PAKISTAN: Military regime of General Musharraf unleashed a phenomenon of disappearances

Disappearances after arrest or forced disappearances have become a major political issue in the country. Enforced disappearances of persons following illegal arrest has been a common phenomenon in Pakistan since the military government took power in 1999. The situation became worse after the 9/11 incident in the United States and the government of General Musharraf believed that it had a free hand, due to the ‘war on terror’ to arrest people and keep them incommunicado for months on end. Eventually they either disappear or are found killed on the road side.

It is very difficult to ascertain accurate numbers of disappeared people, but according to the cases filed in different courts, the majority of them in the Supreme Court of Pakistan, a list of about 300 persons has been submitted. After action by the judiciary the military government was pressured to release some of the disappeared people, believed to be in the custody of the military intelligence agencies. But it is claimed by different political and religious organizations that more than 4000 persons remain missing after their arrests.

The phenomenon of forced disappearances became common after the military regime of General Musharraf came into power which unleashed the war on terror. As early as 2002 up to one hundred students, political workers and human rights activists went missing after arrest, mainly from Balochistan province. Some time later many students and activists were released after going through severe torture in military camps in Quetta, the capital of Balochistan and Dera Ghazi Khan bordering the Punjab province. Before General Musharraf’s military coup it was very rare to hear about the disappearances of political workers and activists. However, now it is quite frequent for state agencies to keep the arrested persons incommunicado and extract confessional statements through torture.

Forced disappearances mostly occur in the southern provinces of Balochistan and Sindh. Even before the 9/11 incident the government of General Musharraf started this process of disappearances in Balochistan province, when it wanted to construct cantonment areas in very sensitive and poor areas to curb resistance from nationalists. After 9/11 the government took shelter behind the war on terror as an easy excuse to deal with any resistance against the military government and unfortunately received backing for their actions from some powerful sections of the international community.
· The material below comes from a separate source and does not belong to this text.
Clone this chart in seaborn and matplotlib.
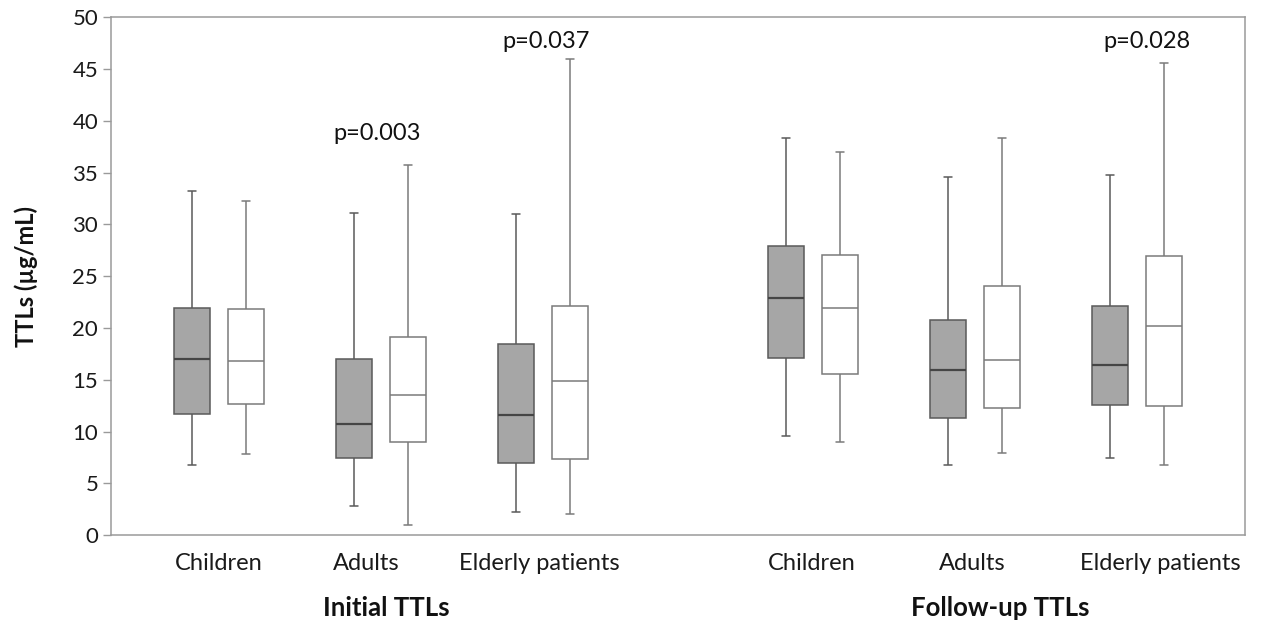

Disappearances of religious extremists began later when resistance started in bordering areas like South and North Waziristan. On December 5, 2005, the Interior Minister told the national Assembly that the government had arrested 4,000 persons in Southern Balochistan since 2005. No list has yet been provided by the government of the people arrested and since then very few have been produced before court. It is impossible to ascertain numbers of people “disappeared” in counter terrorism operations, particularly since 2005 because of the secrecy surrounding such operations and the likelihood that the families of some of the disappeared do not publicize their cases for fear of retaliation.

The Pakistani authorities have presented figures suggesting that more than 1,000 alleged terrorist have been arrested since 2001 by its Law Enforcing Agencies. However, the government has processed only a fraction of the cases through the prevailing legal system. According to a reasonable estimate, hundreds of suspects have been handed over to the United States, often for sizeable bounties; many have ended up at Guantanamo. These acts of wrongful extradition were done in violation of the Extradition Act, 1972. This law provides detailed procedures for the extradition of suspects including the holding of an enquiry by a Judicial Magistrate.

In Pakistan, the role of intelligence agencies, civil and military, which includes Intelligence Bureau (IB), Federal Investigation Agency (FIA) and Inter Service Intelligence (ISI) and military Intelligence (MI) is more significant, not only in the field of enforcing law and order in the country but such agencies are also politically involved, which may be one of the causes of forced disappearances. The cantonments in major cities of the country have torture camps including Karachi, the main commercial and industrial city, Rawalpindi, Quetta, Lahore and Peshawar, where people are kept incommunicado and severely tortured. This has been described in detail by the persons who were released after many years.

In the Supreme Court of Pakistan, there are about 240 cases of disappearances of which 105 people were released, as claimed by the government. All these persons were kept in the military controlled torture cells. Before the actions from higher courts the government was denying their arrests. Still there are thousands of people, the whereabouts of whom are unknown.

Please find the list of disappeared persons by clicking following link for a report by the Human Rights Commission of Pakistan at:

Pakistan has not ratified or signed the International Covenant on Civil and Political Rights so it does not feel any responsibility in regards to human rights laws and international norms and standards. However, by being a member of the UN Human Rights Council, Pakistan could be pressured into signing all the protocols and convenants of the human rights charters of the UN. The Council should also monitor the cases of disappearances in Pakistan and constitute a committee to probe the situation.

The high level of disappearances taking place in Pakistan should become a matter of major concern for the international community including the human rights agencies of the United Nations.